* Instruction *
Look for the line containing "Clone this chart" and the line containing "const RAD = Math.PI / 180;"; retype them and all lines between, exactly, and leave out the pictures.

==*==

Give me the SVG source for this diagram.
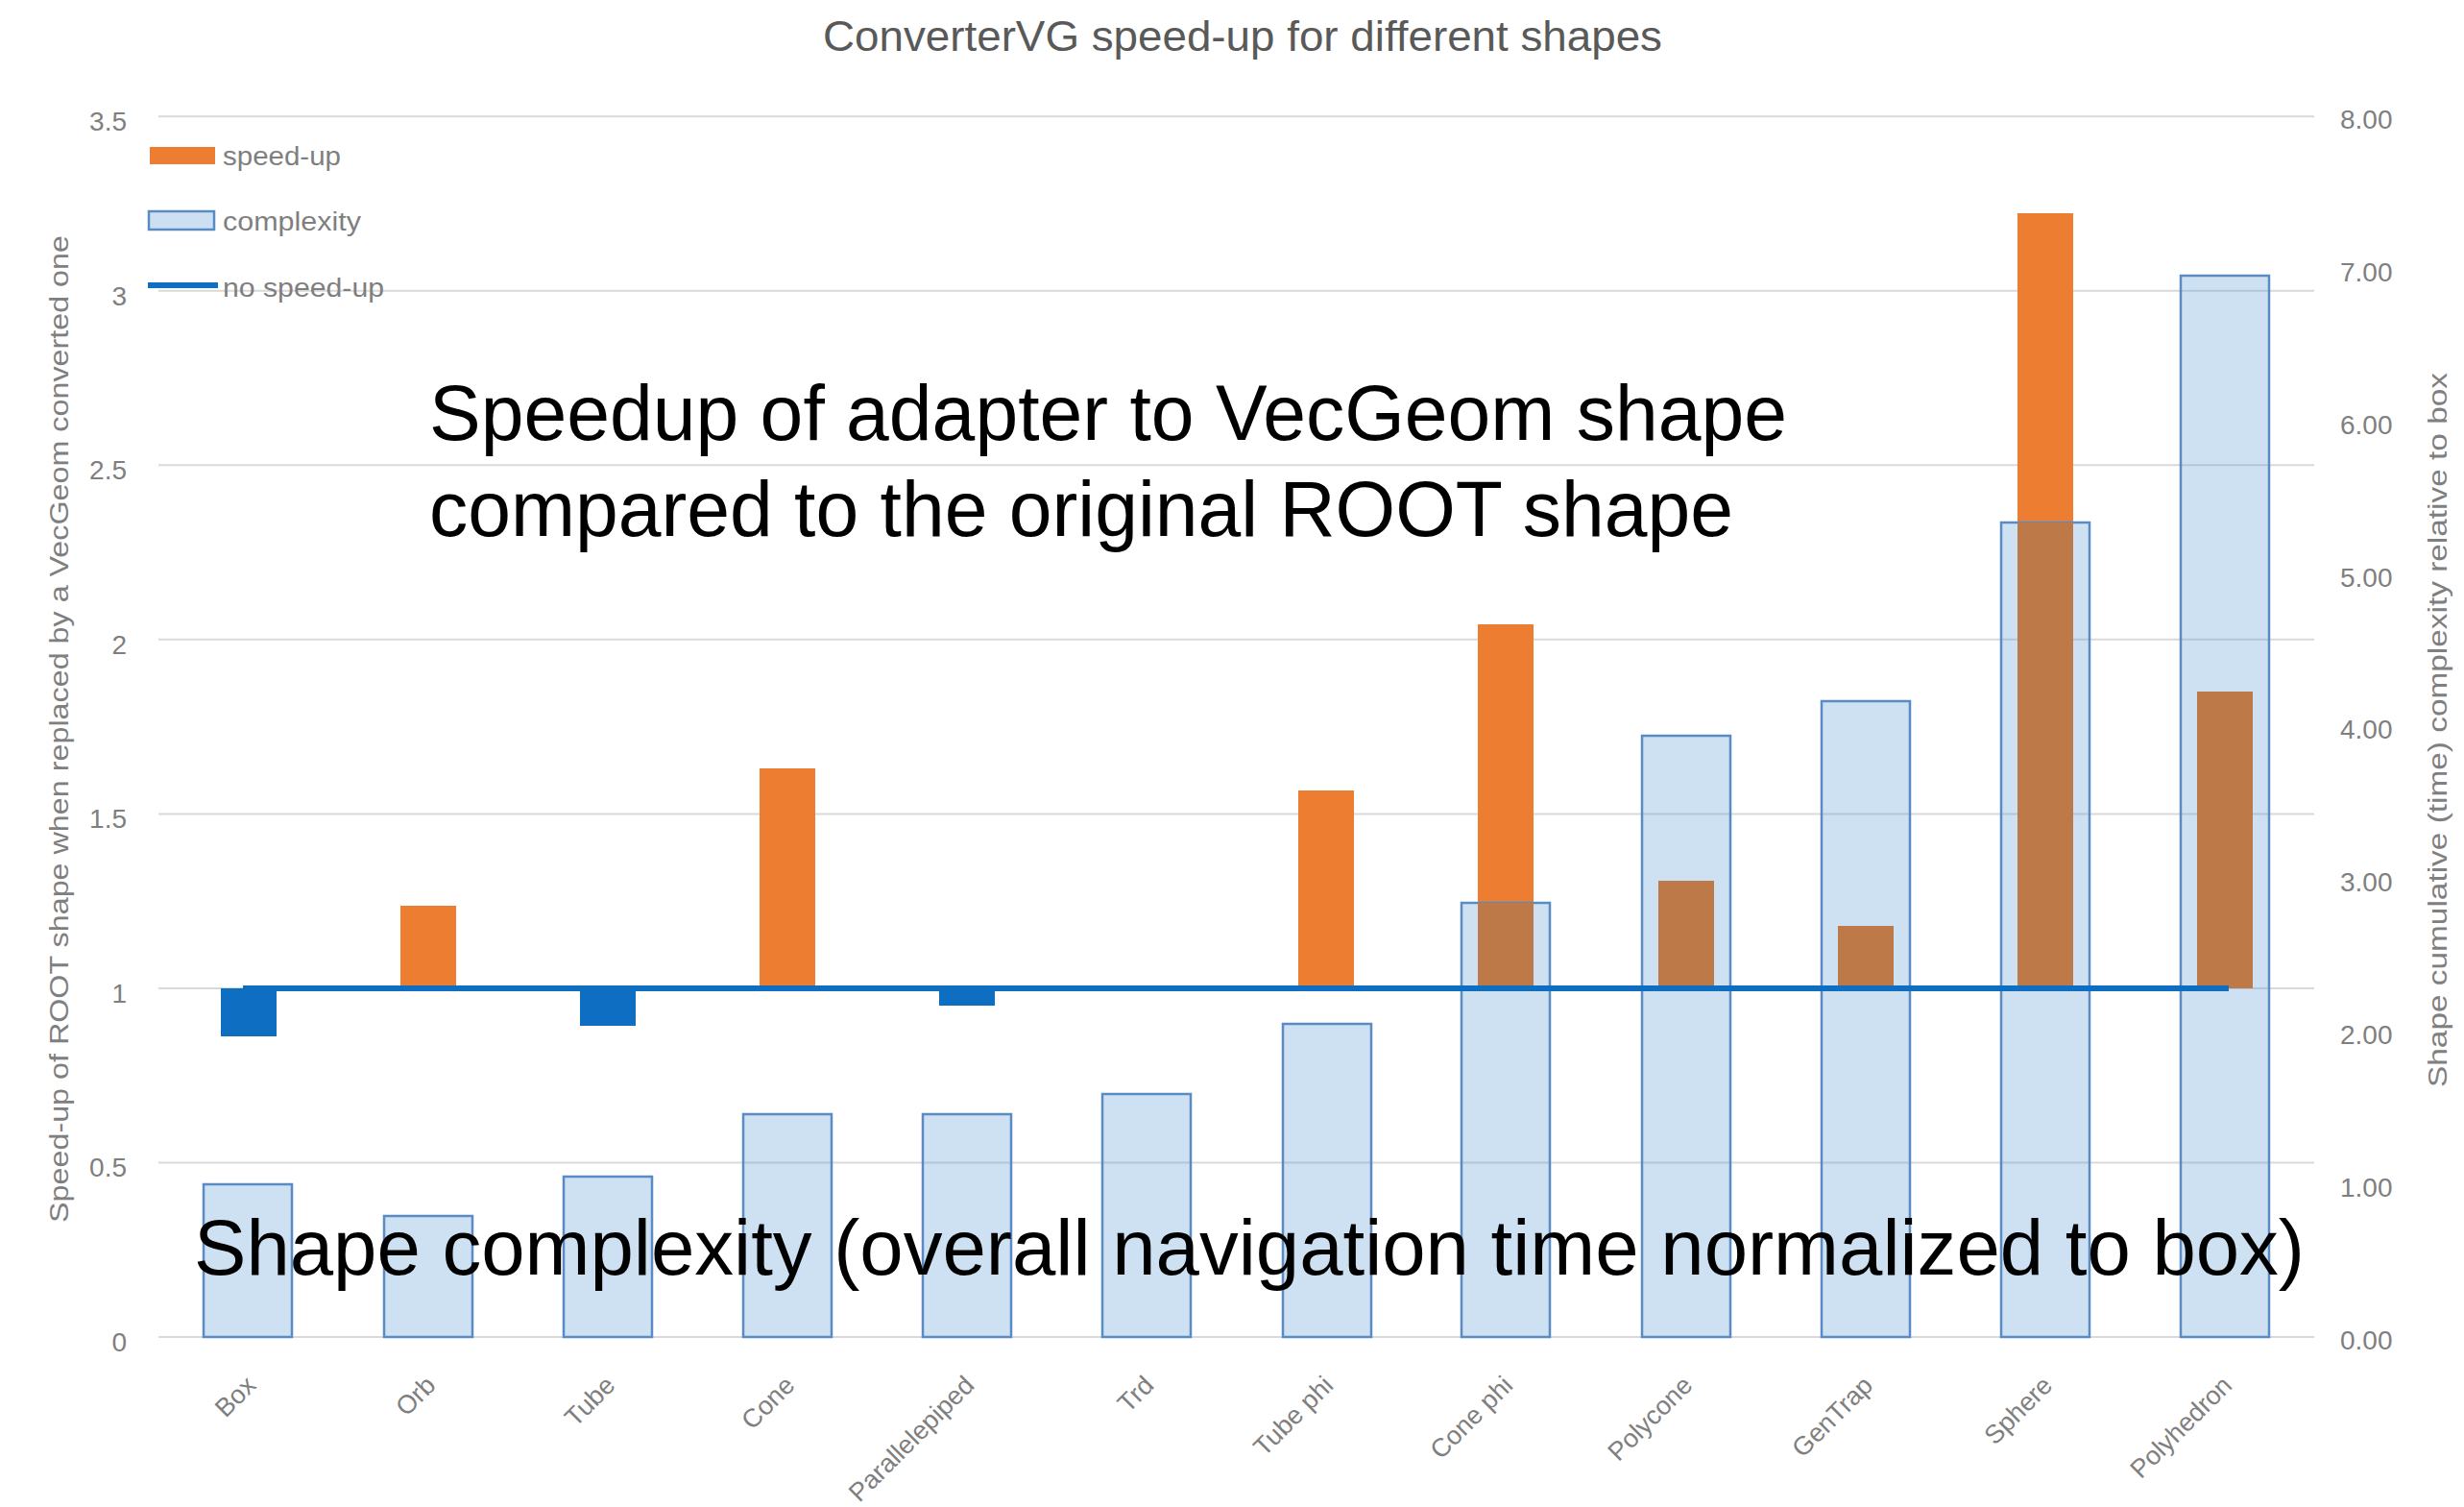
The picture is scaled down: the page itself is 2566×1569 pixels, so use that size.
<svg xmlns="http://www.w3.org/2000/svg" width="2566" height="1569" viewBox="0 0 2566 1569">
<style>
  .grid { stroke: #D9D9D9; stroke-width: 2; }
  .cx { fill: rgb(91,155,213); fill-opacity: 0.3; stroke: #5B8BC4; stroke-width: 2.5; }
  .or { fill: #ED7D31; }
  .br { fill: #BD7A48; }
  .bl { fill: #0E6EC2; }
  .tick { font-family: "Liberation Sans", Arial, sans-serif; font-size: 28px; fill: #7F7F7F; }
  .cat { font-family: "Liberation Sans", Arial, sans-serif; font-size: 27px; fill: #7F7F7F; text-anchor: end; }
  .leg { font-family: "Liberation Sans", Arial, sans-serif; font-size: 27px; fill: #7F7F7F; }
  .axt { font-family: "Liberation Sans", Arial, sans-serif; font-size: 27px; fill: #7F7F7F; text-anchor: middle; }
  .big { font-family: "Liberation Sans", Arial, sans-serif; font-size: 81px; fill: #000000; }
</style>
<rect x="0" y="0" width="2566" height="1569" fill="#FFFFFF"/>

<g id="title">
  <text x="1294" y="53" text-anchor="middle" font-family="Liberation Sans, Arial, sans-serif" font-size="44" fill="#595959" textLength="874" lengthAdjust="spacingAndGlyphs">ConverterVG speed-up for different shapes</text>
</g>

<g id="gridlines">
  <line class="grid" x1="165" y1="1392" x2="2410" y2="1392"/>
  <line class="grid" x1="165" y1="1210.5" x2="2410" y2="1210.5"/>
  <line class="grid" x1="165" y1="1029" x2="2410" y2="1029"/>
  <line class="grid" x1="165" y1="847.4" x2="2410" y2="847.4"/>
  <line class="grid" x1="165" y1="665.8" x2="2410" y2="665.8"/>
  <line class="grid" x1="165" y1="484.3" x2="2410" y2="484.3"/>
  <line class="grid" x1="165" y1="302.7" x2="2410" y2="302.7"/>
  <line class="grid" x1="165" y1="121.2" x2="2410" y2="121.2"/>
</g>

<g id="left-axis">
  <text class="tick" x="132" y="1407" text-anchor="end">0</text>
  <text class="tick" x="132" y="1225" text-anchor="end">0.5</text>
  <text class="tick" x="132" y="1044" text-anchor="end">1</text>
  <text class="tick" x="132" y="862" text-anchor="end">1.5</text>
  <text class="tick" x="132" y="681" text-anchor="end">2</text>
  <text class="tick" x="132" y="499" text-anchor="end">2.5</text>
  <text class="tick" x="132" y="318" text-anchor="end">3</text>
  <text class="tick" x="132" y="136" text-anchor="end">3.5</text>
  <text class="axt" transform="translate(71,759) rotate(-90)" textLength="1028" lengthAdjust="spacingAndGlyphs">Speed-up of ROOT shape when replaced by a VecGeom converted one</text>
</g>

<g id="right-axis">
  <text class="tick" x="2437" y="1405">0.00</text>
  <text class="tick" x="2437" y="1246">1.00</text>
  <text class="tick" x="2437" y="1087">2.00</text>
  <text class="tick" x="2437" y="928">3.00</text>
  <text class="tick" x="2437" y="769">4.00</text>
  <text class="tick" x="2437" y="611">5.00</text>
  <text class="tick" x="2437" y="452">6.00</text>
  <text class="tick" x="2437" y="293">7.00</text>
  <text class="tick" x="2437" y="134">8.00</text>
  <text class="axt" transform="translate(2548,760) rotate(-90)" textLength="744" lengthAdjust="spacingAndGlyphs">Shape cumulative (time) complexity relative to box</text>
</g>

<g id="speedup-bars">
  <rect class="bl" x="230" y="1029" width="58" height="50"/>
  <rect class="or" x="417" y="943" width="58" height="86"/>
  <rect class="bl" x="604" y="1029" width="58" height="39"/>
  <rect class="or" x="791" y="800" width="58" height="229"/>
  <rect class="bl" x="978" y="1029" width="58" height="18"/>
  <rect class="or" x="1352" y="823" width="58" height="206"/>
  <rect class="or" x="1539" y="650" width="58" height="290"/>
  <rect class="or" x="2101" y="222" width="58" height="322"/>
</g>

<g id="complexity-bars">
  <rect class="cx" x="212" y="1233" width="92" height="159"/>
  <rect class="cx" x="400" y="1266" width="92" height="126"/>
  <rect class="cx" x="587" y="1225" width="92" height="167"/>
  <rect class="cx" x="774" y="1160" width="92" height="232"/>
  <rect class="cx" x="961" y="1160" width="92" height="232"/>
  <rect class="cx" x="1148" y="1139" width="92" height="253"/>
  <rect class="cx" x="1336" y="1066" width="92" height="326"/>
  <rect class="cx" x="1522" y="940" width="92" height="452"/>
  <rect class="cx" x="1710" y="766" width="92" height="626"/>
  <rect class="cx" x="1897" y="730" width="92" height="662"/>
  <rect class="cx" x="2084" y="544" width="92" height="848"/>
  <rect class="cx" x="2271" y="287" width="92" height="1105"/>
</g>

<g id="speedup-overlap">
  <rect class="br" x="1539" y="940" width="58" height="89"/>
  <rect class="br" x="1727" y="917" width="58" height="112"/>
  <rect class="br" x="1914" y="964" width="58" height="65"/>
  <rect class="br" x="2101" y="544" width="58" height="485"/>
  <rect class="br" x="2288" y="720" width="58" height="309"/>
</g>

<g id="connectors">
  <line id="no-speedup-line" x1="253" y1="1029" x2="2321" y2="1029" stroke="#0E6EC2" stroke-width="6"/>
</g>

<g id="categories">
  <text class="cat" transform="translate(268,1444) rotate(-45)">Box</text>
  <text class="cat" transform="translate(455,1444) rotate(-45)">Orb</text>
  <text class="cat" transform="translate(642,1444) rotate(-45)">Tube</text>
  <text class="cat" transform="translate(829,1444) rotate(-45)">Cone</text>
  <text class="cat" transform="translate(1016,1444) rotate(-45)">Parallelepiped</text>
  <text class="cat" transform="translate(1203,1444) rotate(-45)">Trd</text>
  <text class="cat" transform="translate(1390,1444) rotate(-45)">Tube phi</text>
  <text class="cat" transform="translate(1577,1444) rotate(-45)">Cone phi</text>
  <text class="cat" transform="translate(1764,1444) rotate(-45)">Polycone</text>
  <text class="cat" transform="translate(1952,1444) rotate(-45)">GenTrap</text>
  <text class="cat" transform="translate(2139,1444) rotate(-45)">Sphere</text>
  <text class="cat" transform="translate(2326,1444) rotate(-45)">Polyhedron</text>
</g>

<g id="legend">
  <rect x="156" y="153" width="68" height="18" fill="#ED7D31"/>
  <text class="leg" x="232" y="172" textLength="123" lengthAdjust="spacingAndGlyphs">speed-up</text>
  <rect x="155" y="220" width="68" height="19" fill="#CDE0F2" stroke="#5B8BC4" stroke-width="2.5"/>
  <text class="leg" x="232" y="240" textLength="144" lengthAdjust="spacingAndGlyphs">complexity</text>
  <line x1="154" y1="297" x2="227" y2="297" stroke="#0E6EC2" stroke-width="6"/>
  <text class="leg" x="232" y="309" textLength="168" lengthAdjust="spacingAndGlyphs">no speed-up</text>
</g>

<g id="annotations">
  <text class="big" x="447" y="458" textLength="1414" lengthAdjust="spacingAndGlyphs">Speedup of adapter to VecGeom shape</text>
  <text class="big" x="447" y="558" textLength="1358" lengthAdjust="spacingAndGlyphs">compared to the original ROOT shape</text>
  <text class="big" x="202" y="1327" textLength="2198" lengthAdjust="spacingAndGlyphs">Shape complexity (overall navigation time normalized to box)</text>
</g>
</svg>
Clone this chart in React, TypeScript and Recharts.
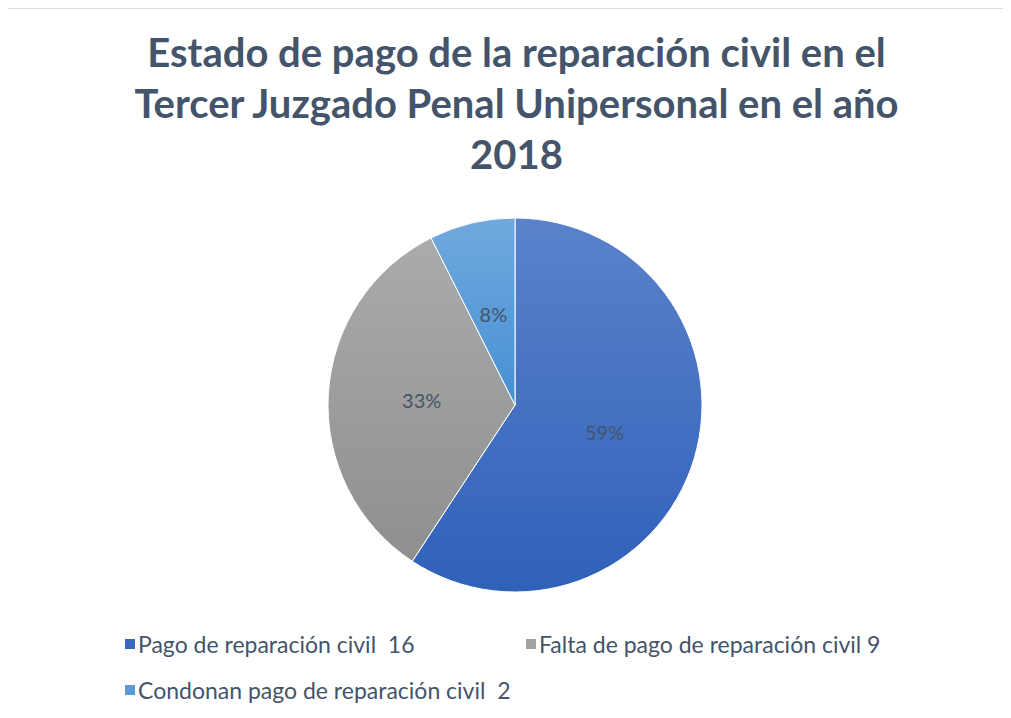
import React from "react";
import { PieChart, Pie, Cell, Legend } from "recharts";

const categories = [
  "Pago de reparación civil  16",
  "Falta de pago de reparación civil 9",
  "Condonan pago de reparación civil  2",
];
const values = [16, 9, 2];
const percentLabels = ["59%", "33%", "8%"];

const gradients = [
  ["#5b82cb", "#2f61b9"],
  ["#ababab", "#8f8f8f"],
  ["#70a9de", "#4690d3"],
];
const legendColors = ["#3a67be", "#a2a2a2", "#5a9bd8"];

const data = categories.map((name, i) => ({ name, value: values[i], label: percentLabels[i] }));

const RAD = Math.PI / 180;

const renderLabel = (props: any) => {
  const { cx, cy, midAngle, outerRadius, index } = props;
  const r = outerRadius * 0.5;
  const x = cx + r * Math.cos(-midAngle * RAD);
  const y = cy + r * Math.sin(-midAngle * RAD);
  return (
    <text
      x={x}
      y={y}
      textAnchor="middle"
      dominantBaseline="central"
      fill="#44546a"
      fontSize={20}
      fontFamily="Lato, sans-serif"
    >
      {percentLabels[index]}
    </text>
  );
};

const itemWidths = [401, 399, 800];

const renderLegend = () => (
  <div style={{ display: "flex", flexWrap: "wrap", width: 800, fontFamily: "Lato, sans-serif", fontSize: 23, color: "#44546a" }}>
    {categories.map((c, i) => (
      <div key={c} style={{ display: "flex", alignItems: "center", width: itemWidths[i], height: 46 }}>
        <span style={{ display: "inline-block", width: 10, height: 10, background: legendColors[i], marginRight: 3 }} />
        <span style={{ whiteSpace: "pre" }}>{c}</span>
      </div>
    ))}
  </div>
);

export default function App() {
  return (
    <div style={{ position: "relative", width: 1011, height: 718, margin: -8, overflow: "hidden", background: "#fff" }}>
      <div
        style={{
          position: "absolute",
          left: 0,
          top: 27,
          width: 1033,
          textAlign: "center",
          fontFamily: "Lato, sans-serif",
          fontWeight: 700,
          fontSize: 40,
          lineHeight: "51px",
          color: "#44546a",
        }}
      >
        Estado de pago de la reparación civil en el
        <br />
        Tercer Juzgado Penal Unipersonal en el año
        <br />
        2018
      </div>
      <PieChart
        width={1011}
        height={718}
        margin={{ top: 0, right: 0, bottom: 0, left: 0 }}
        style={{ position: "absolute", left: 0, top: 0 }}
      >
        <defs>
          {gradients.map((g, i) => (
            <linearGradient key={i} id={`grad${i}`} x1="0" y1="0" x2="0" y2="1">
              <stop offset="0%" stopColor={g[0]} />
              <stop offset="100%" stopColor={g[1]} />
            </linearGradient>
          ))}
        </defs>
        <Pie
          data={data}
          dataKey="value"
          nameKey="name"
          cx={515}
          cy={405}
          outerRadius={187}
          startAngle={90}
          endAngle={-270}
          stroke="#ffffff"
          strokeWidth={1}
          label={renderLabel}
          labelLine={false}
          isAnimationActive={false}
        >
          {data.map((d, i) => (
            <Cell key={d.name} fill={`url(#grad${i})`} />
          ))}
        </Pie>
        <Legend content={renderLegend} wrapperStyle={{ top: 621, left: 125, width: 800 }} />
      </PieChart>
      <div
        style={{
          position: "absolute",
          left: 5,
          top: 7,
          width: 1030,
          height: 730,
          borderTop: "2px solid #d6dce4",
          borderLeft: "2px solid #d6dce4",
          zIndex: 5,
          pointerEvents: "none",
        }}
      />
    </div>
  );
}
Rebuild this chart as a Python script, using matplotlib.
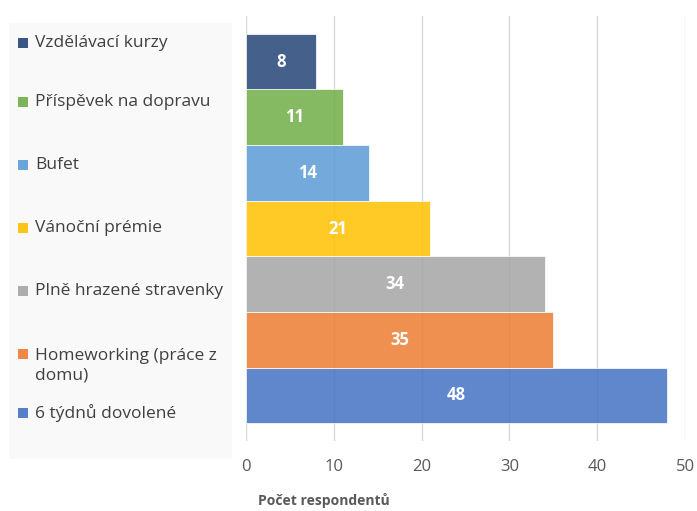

==*==

* Complete output *
Clone this chart in React, TypeScript and Recharts.
import React from "react";
import { PieChart, Pie, Cell, Legend } from "recharts";

const categories = [
  "Pago de reparación civil  16",
  "Falta de pago de reparación civil 9",
  "Condonan pago de reparación civil  2",
];
const values = [16, 9, 2];
const percentLabels = ["59%", "33%", "8%"];

const gradients = [
  ["#5b82cb", "#2f61b9"],
  ["#ababab", "#8f8f8f"],
  ["#70a9de", "#4690d3"],
];
const legendColors = ["#3a67be", "#a2a2a2", "#5a9bd8"];

const data = categories.map((name, i) => ({ name, value: values[i], label: percentLabels[i] }));

const RAD = Math.PI / 180;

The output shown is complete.